Hey everyone. Capone in Chicago here.

I adore Anna Faris. I'd even go so far that she might be the funniest and most daring comedic actress working today... or at least she has the capacity to be so when she picks the right movie. And while WHAT'S YOUR NUMBER? has a few very big laughs spread across its running time, it doesn't represent Faris at her best, as in films like SCARY MOVIE, THE HOUSE BUNNY, or OBSERVE AND REPORT.

Instead what we get is a really forced plot about Ally Darling, who refuses to sleep with any more men because she read in a magazine somewhere that if a woman hasn't found a husband by the time she's slept with 20 men, she likely never will. And guess what number Ally is resting on? Instead of looking for new men, she hires her handsome neighbor (Chris Evans) to track down her 20 previous conquests and see if any of them turned into men worth marrying; that way she doesn't have to add to her booty count.

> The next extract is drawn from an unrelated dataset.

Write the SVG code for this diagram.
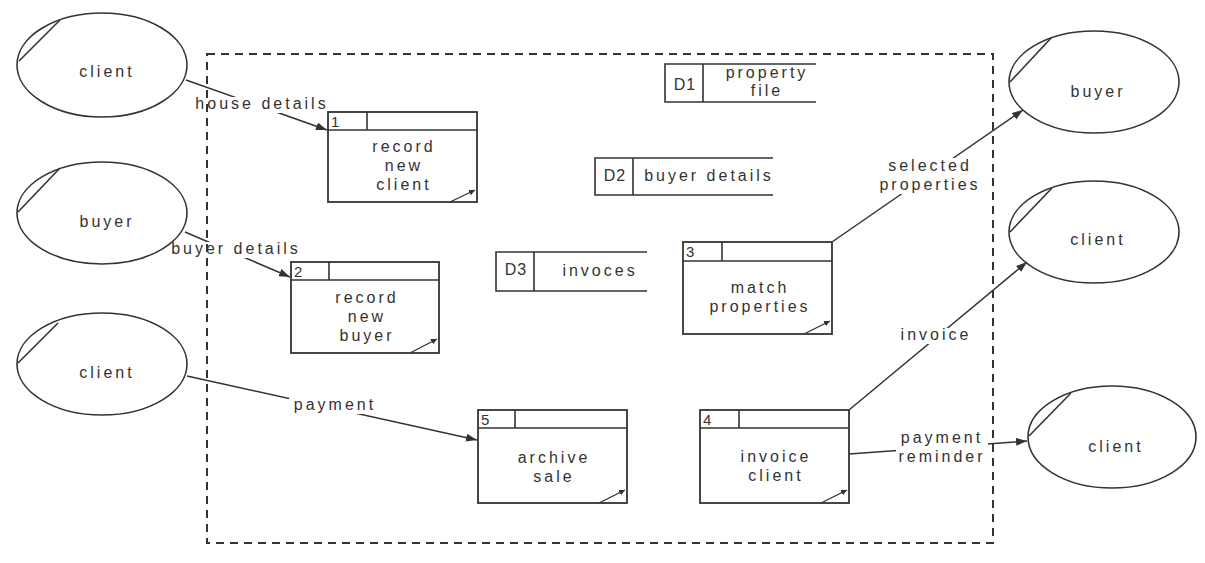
<svg xmlns="http://www.w3.org/2000/svg" width="1205" height="563" viewBox="0 0 1205 563">
<style>
  .ent { fill: none; stroke: #333; stroke-width: 1.6; }
  .box { fill: #fff; stroke: #333; stroke-width: 1.8; }
  .ln { stroke: #333; stroke-width: 1.6; fill: none; }
  .flow { stroke: #333; stroke-width: 1.5; fill: none; marker-end: url(#arr); }
  .corner { stroke: #333; stroke-width: 1.3; fill: none; marker-end: url(#tri); }
  .gap { fill: #fff; stroke: none; }
  text { font-family: "Liberation Sans", Arial, sans-serif; font-size: 16px; fill: #333; letter-spacing: 3px; }
  .c { text-anchor: middle; }
  .num { font-size: 15px; letter-spacing: 0; }
  .bound { fill: none; stroke: #333; stroke-width: 2; stroke-dasharray: 8 6; }
</style>
<defs>
  <marker id="arr" markerUnits="userSpaceOnUse" markerWidth="12" markerHeight="10" refX="11" refY="4" orient="auto">
    <path d="M0,0 L11,4 L0,8 z" fill="#333"/>
  </marker>
  <marker id="tri" markerUnits="userSpaceOnUse" markerWidth="8" markerHeight="8" refX="6" refY="3" orient="auto">
    <path d="M0,0 L6,3 L0,6 z" fill="#333"/>
  </marker>
</defs>
<rect width="1205" height="563" fill="#fff"/>

<g id="connectors">
  <line class="flow" x1="186" y1="80" x2="327" y2="130"/>
  <line class="flow" x1="185" y1="232" x2="290" y2="277"/>
  <line class="flow" x1="187" y1="376" x2="477" y2="440"/>
  <line class="flow" x1="832" y1="242" x2="1023" y2="110"/>
  <line class="flow" x1="849" y1="410" x2="1027" y2="262"/>
  <line class="flow" x1="849" y1="454" x2="1027" y2="441"/>
  <rect class="gap" x="190" y="97" width="145" height="16"/>
  <rect class="gap" x="167" y="242" width="137" height="16"/>
  <rect class="gap" x="289" y="398" width="92" height="16"/>
  <rect class="gap" x="880" y="158" width="100" height="36"/>
  <rect class="gap" x="899" y="328" width="74" height="16"/>
  <rect class="gap" x="896" y="430" width="92" height="35"/>
  <text class="c" x="262" y="109">house details</text>
  <text class="c" x="236" y="254">buyer details</text>
  <text class="c" x="335" y="410">payment</text>
  <text class="c" x="930" y="171">selected</text>
  <text class="c" x="930" y="190">properties</text>
  <text class="c" x="936" y="340">invoice</text>
  <text class="c" x="942" y="443">payment</text>
  <text class="c" x="942" y="462">reminder</text>
</g>

<g id="ent-client-1">
  <ellipse class="ent" cx="102" cy="65" rx="85" ry="52"/>
  <line class="ln" x1="19" y1="61" x2="60" y2="20"/>
  <text class="c" x="107" y="77">client</text>
</g>
<g id="ent-buyer-1">
  <ellipse class="ent" cx="102" cy="213" rx="85" ry="51"/>
  <line class="ln" x1="18" y1="212" x2="60" y2="168"/>
  <text class="c" x="107" y="227">buyer</text>
</g>
<g id="ent-client-2">
  <ellipse class="ent" cx="102" cy="364" rx="85" ry="51"/>
  <line class="ln" x1="18" y1="363" x2="58" y2="323"/>
  <text class="c" x="107" y="378">client</text>
</g>
<g id="ent-buyer-2">
  <ellipse class="ent" cx="1094" cy="82" rx="85" ry="51"/>
  <line class="ln" x1="1010" y1="82" x2="1052" y2="37"/>
  <text class="c" x="1098" y="97">buyer</text>
</g>
<g id="ent-client-3">
  <ellipse class="ent" cx="1094" cy="232" rx="85" ry="51"/>
  <line class="ln" x1="1010" y1="232" x2="1052" y2="188"/>
  <text class="c" x="1098" y="245">client</text>
</g>
<g id="ent-client-4">
  <ellipse class="ent" cx="1112" cy="437" rx="84" ry="51"/>
  <line class="ln" x1="1029" y1="436" x2="1071" y2="393"/>
  <text class="c" x="1116" y="452">client</text>
</g>

<g id="proc-1">
  <rect class="box" x="328" y="112" width="149" height="90"/>
  <line class="ln" x1="328" y1="130" x2="477" y2="130"/>
  <line class="ln" x1="367" y1="112" x2="367" y2="130"/>
  <text class="num" x="331" y="127">1</text>
  <text class="c" x="404" y="152">record</text>
  <text class="c" x="404" y="171">new</text>
  <text class="c" x="404" y="190">client</text>
  <line class="corner" x1="450" y1="202" x2="475" y2="190"/>
</g>
<g id="proc-2">
  <rect class="box" x="291" y="262" width="148" height="91"/>
  <line class="ln" x1="291" y1="280" x2="439" y2="280"/>
  <line class="ln" x1="329" y1="262" x2="329" y2="280"/>
  <text class="num" x="294" y="277">2</text>
  <text class="c" x="367" y="303">record</text>
  <text class="c" x="367" y="322">new</text>
  <text class="c" x="367" y="341">buyer</text>
  <line class="corner" x1="410" y1="353" x2="437" y2="339"/>
</g>
<g id="proc-5">
  <rect class="box" x="478" y="410" width="149" height="93"/>
  <line class="ln" x1="478" y1="428" x2="627" y2="428"/>
  <line class="ln" x1="515" y1="410" x2="515" y2="428"/>
  <text class="num" x="481" y="425">5</text>
  <text class="c" x="554" y="463">archive</text>
  <text class="c" x="554" y="482">sale</text>
  <line class="corner" x1="599" y1="503" x2="625" y2="490"/>
</g>
<g id="proc-3">
  <rect class="box" x="683" y="242" width="149" height="92"/>
  <line class="ln" x1="683" y1="261" x2="832" y2="261"/>
  <line class="ln" x1="722" y1="242" x2="722" y2="261"/>
  <text class="num" x="686" y="257">3</text>
  <text class="c" x="760" y="293">match</text>
  <text class="c" x="760" y="312">properties</text>
  <line class="corner" x1="804" y1="334" x2="830" y2="321"/>
</g>
<g id="proc-4">
  <rect class="box" x="700" y="410" width="149" height="93"/>
  <line class="ln" x1="700" y1="428" x2="849" y2="428"/>
  <line class="ln" x1="739" y1="410" x2="739" y2="428"/>
  <text class="num" x="703" y="425">4</text>
  <text class="c" x="776" y="462">invoice</text>
  <text class="c" x="776" y="481">client</text>
  <line class="corner" x1="821" y1="503" x2="847" y2="490"/>
</g>

<g id="store-d1">
  <path class="ln" d="M816,64 H665 V102 H816 M703,64 V102"/>
  <text class="c" x="685" y="90" style="letter-spacing:1px">D1</text>
  <text class="c" x="767" y="78">property</text>
  <text class="c" x="767" y="96">file</text>
</g>
<g id="store-d2">
  <path class="ln" d="M773,158 H595 V195 H773 M633,158 V195"/>
  <text class="c" x="615" y="181" style="letter-spacing:1px">D2</text>
  <text class="c" x="709" y="181">buyer details</text>
</g>
<g id="store-d3">
  <path class="ln" d="M647,252 H496 V291 H647 M534,252 V291"/>
  <text class="c" x="516" y="275" style="letter-spacing:1px">D3</text>
  <text class="c" x="600" y="276">invoces</text>
</g>

<rect id="boundary" class="bound" x="207" y="54" width="786" height="489"/>
</svg>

Some of the encounters with these old partners are kind of funny, thanks to brief appearances by Chris Pratt, Andy Sandberg and Martin Freeman. But those humorous moments are fleeting, and director Mark Mylod (known best for his TV work on "Entourage" and "Shameless") rarely taps into the kind of edgy humor that Faris does best. And WHAT'S YOUR NUMBER? is an R-rated film, so the opportunity was there.

It doesn't help that Evans is at his full-on most scoundrelly charming and walks around a lot in his underwear. He frequently makes the trip across the hall to hide from the women who have slept over and he wants to leave. Then there's the unnecessary second plot (it takes up too much time to call a subplot) about Ally's sister (Ari Graynor) getting married. Because why wouldn't Ally pick a very busy time in her family's life to do this big search? And I never quite figured out what the big hurry way to find all of these men.

WHAT'S YOUR NUMBER? is a cluttered mess of a film, produced by Faris, that feels like it's trying to be all things to all people. It wants to be a paint-by-number chick flick, but it also revels in its raunch. And it has the sad misfortune of having the exact same opening bit that the far superior BRIDESMAIDS does, in which Faris wakes up before her latest sex partner (an amusing cameo by Zachary Quinto), does her hair and makeup, brushes her teeth, and makes herself presentable before he wakes up. Even if this sequence was shot with no knowledge of BRIDESMAID, shouldn't this new film have shot something new? I'm just saying.

The failure of WHAT'S YOUR NUMBER? to produce any lasting, sustained laughter doesn't make me like Faris any less. I suspect that she'll get more daring and adventurous as the years go on, but fans of hers might want to wait until that happens before venturing back into a movie theater to check out one of her movies. This one is a clunker, and its number is zero.